Get back home to my living hell, with her. Life isn’t everything that it could be. Now I’m missing my boyfriend. I talk to him daily for about four months. Just small chit chat, telling him I miss him, telling him I haven’t had my period. WHAT? YOU HAVEN’T HAD A PERIOD AND YOUR ONLY 15? Oh lord please save me. I can’t be pregnant.
I’M PREGNANT! Still in denial, yet I’m getting bigger in my belly, not a whole lot, but I am gaining weight.
I tried ridding myself of this pregnancy. I tried with a metal hanger and I just couldn’t do it right. Because over the coarse of two months I got bigger. I still haven’t told Kathy and I have no plans to tell her I’m pregnant.. She had to have known something, but she never let on. Eventually her and I were at each other and I ran away. I ran away to my girlfriends house. I wasn’t there very long before Kathy came and got me or I came home after talking to her.

She found out I was pregnant! Pregnant with her first grandchild.

It wasn’t your typical pregnancy. There was nothing typical about this whole situation.

My whole life nothing was typical and I mean NOTHING!

Feeling lonely
Feeling afraid
feeling confused
Feeling trapped
Feeling tired
Feeling unloved
Feeling No connection
Feeling pregnant at 15

I am
Only child
I am Patty

I know everything, but dont know anything

Anythings gotta be better than living with her.

At the age of 14 I knew everything. No one could tell me anything. I knew about drugs, I knew how to fight, I knew how to get myself ready for school or just get ready for the day. I also knew I didnt want or need school.. I mean who was going to use Science in everyday life or use geometry? I knew I wasnt going to use either of these. So knowing this, I chose not to go to school. Ok, I went to school, I just didnt go to all my classes.. The parking lot and all of the stoners knew my name. I atleast think the stoners did..

Towards the middle of 9th grade. Kathy (mom) had a meeting with the school principal. That was the last day I ever went to that High school. On our way home, Kathy informed me I was going to Eugene Oregon, to live with my grandparents. Dale and Vi, my dad (Sams) parents.. Great!! Get me away from her. Ofcourse im a little nervous, I mean who wouldnt be. Moving to another State, switching schools, going somewhere thats unfamiliar to you. How am I getting there? Plane? Yes!! Oh no! heres a bus ticket for you. Your not going in luxury girl. Your lucky your not having to hitchhike. This way on the bus you’ll have some time to think about all of this. . It takes 9 hours by car and about two hours by plane. So bus is here. It took about 14 hours, we had to stop in every town from Fairfield California to Eugene Oregon. FINALLY, im here. My back is killing me and I had to use the bathroom. But I made it alive and all in one piece.

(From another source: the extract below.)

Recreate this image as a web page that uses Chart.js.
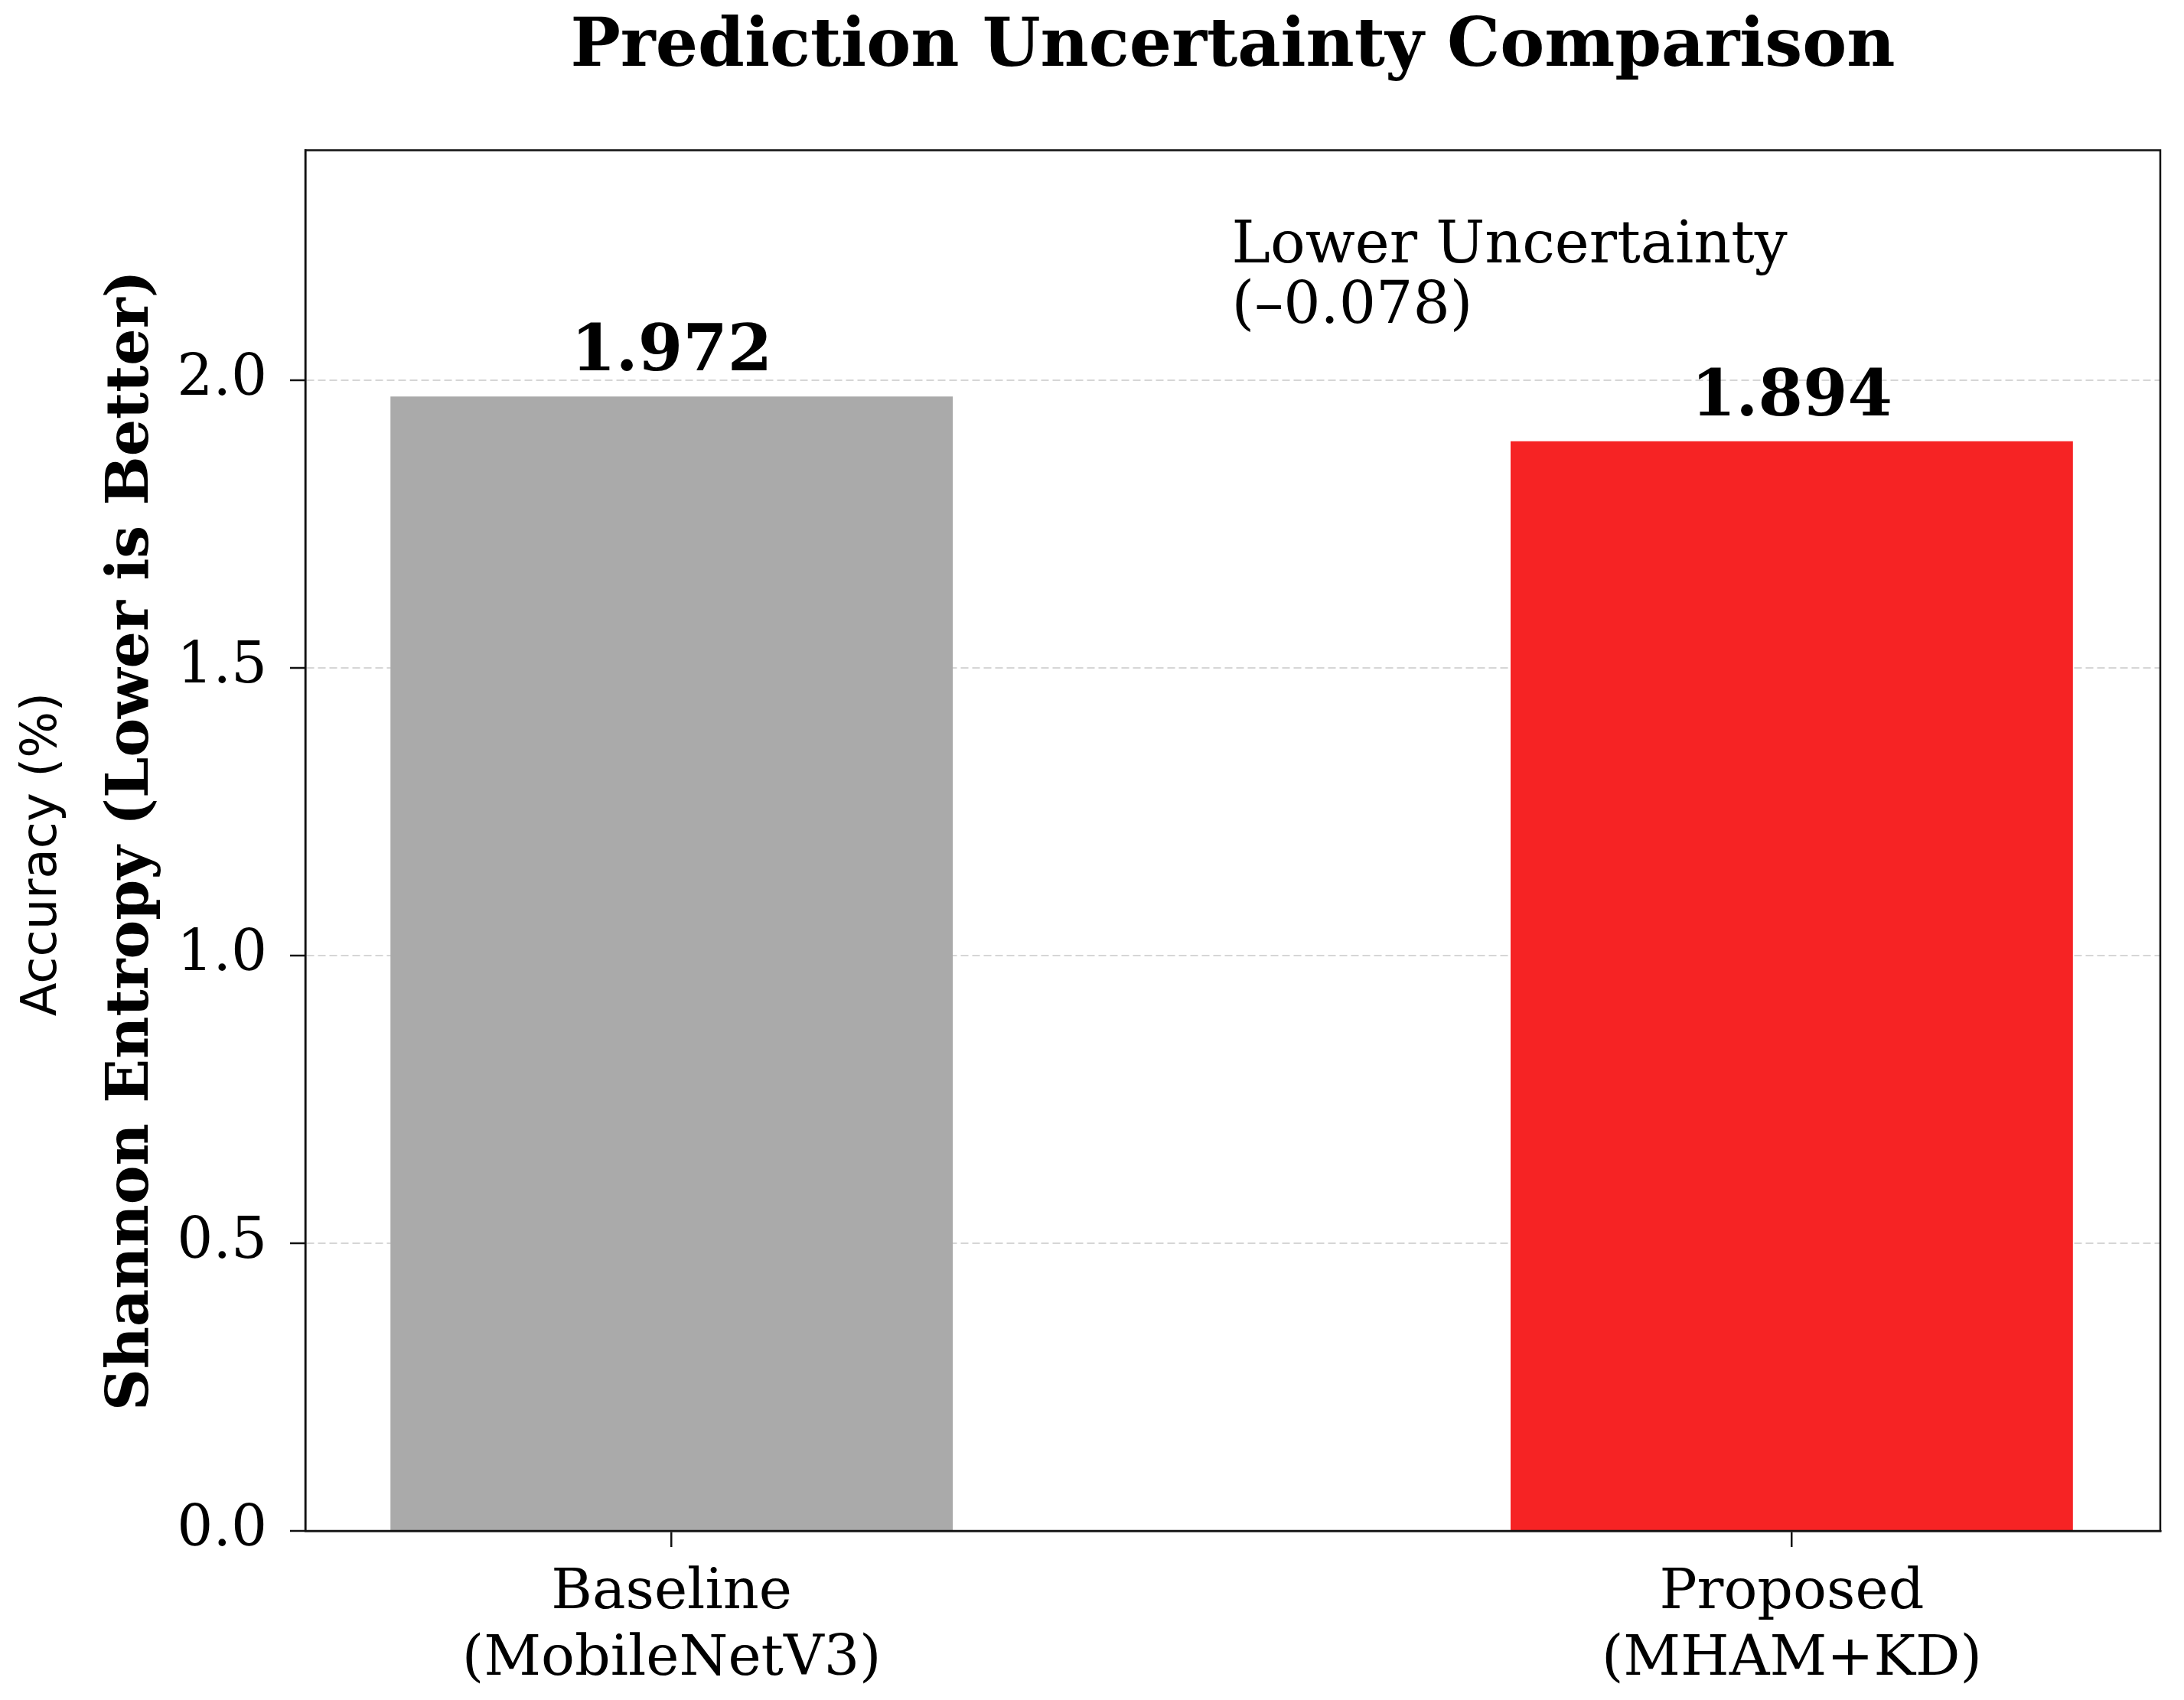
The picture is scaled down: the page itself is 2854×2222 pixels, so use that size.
<!DOCTYPE html>
<html>
<head>
<meta charset="utf-8">
<title>Prediction Uncertainty Comparison</title>
<script src="https://cdn.jsdelivr.net/npm/chart.js@4.4.1/dist/chart.umd.min.js"></script>
<style>
  html, body { margin: 0; padding: 0; background: #fff; }
  canvas { display: block; }
</style>
</head>
<body>
<canvas id="chart" width="2854" height="2222"></canvas>
<script>
// --- данные ---
const categories   = [["Baseline", "(MobileNetV3)"], ["Proposed", "(MHAM+KD)"]];
const barPositions = [0, 1];
const entropy      = [1.972, 1.894];
const barColors    = ["#aaaaaa", "#f62324"];
const yTicks       = [0.0, 0.5, 1.0, 1.5, 2.0];
const noteLines    = ["Lower Uncertainty", "(\u20130.078)"];

const SERIF = "'DejaVu Serif', serif";
const SANS  = "'DejaVu Sans', sans-serif";

// рамка вокруг области графика + подписи над столбцами + аннотация
const extras = {
  id: "extras",
  afterDatasetsDraw(chart) {
    const { ctx, chartArea: a, scales: { x, y } } = chart;
    const meta = chart.getDatasetMeta(0);

    ctx.save();
    ctx.fillStyle = "#000";
    ctx.textAlign = "center";
    ctx.textBaseline = "alphabetic";
    ctx.font = "bold 84px " + SERIF;
    meta.data.forEach((bar, i) => {
      ctx.fillText(entropy[i].toFixed(3), bar.x, bar.y - 34);
    });

    // аннотация разницы
    ctx.textAlign = "left";
    ctx.font = "76px " + SERIF;
    const nx = x.getPixelForValue(0.5);
    const ny = y.getPixelForValue(2.1);
    ctx.fillText(noteLines[0], nx, ny - 79);
    ctx.fillText(noteLines[1], nx, ny);

    // второй (лишний) заголовок оси, как в оригинале
    ctx.save();
    ctx.translate(56, (a.top + a.bottom) / 2 + 18);
    ctx.rotate(-Math.PI / 2);
    ctx.textAlign = "center";
    ctx.textBaseline = "middle";
    ctx.font = "64px " + SANS;
    ctx.fillText("Accuracy (%)", 0, 0);
    ctx.restore();

    // рамка
    ctx.strokeStyle = "#111";
    ctx.lineWidth = 2.5;
    ctx.strokeRect(a.left, a.top, a.right - a.left, a.bottom - a.top);
    ctx.restore();
  }
};

new Chart(document.getElementById("chart"), {
  type: "bar",
  data: {
    datasets: [{
      data: barPositions.map((p, i) => ({ x: p, y: entropy[i] })),
      backgroundColor: barColors,
      borderWidth: 0,
      categoryPercentage: 1.0,
      barPercentage: 0.502,
    }],
  },
  options: {
    responsive: false,
    animation: false,
    devicePixelRatio: 1,
    layout: { padding: { left: 0, right: 31, top: 0, bottom: 0 } },
    plugins: {
      legend: { display: false },
      tooltip: { enabled: false },
      title: {
        display: true,
        fullSize: false,
        text: "Prediction Uncertainty Comparison",
        color: "#000",
        font: { family: SERIF, size: 87, weight: "bold" },
        padding: { top: 11, bottom: 81 },
      },
    },
    scales: {
      x: {
        type: "linear",
        min: -0.327,
        max: 1.329,
        offset: false,
        afterBuildTicks: s => { s.ticks = barPositions.map(v => ({ value: v })); },
        afterFit: s => { s.height = 221; },
        ticks: {
          callback: (v, i) => categories[i],
          color: "#000",
          font: { family: SERIF, size: 73, lineHeight: 1.2 },
          padding: 17,
          maxRotation: 0,
          autoSkip: false,
        },
        grid: {
          offset: false,
          drawOnChartArea: false,
          drawTicks: true,
          tickLength: 21,
          color: "#111",
          lineWidth: 2.5,
        },
        border: { display: true, color: "#111", width: 2.5 },
      },
      y: {
        type: "linear",
        min: 0,
        max: 2.4,
        afterBuildTicks: s => { s.ticks = yTicks.map(v => ({ value: v })); },
        afterFit: s => { s.width = 399; },
        ticks: {
          callback: v => v.toFixed(1),
          color: "#000",
          font: { family: SERIF, size: 74 },
          padding: 30,
        },
        grid: {
          drawOnChartArea: true,
          drawTicks: true,
          tickLength: 20,
          color: ctx => ctx.tick && ctx.tick.value === 0 ? "rgba(0,0,0,0)" : "#d6d6d6",
          lineWidth: 2,
          tickColor: "#111",
          tickWidth: 2.5,
          tickBorderDash: [],
        },
        border: { display: true, color: "#111", width: 2.5, dash: [10, 5] },
        title: {
          display: true,
          text: "Shannon Entropy (Lower is Better)",
          color: "#000",
          font: { family: SERIF, size: 76, weight: "bold" },
          padding: { top: 128, bottom: 0 },
        },
      },
    },
  },
  plugins: [extras],
});
</script>
</body>
</html>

My aunt picks me up and I go to my grandparents, Dale and Violets. They get me registered for school 10th grade. Willamette High.
I dont know to many people in school. But I do know the three brothers that live across the street from me. Eric, Carl and their ypunger brother. Carl is older than me by a year. He’s a dork and he has a crush on me. Their parents have formed them inyo dorks but Carls the biggest dork. Eric is my age snd hes a dork too but not as big of one as his brother.
I hung with them on weekends and after school got out. They introduced me to some of their friends. Then of course I started hanging with them.

School and me, we just didn’t mesh. I hated school, because I knew everything already.. Who needs math or science, hell I already knew how to read.. The only time I was ever there was during 1st period. They took role in first period and that counted for three periods. Id show up to fourth period when they took role again, counting for another three periods. So I only showed up to two classes a day, if that.. Because I knew everything. No one had to tell me what needed to be done or how to do it. I knew it already. .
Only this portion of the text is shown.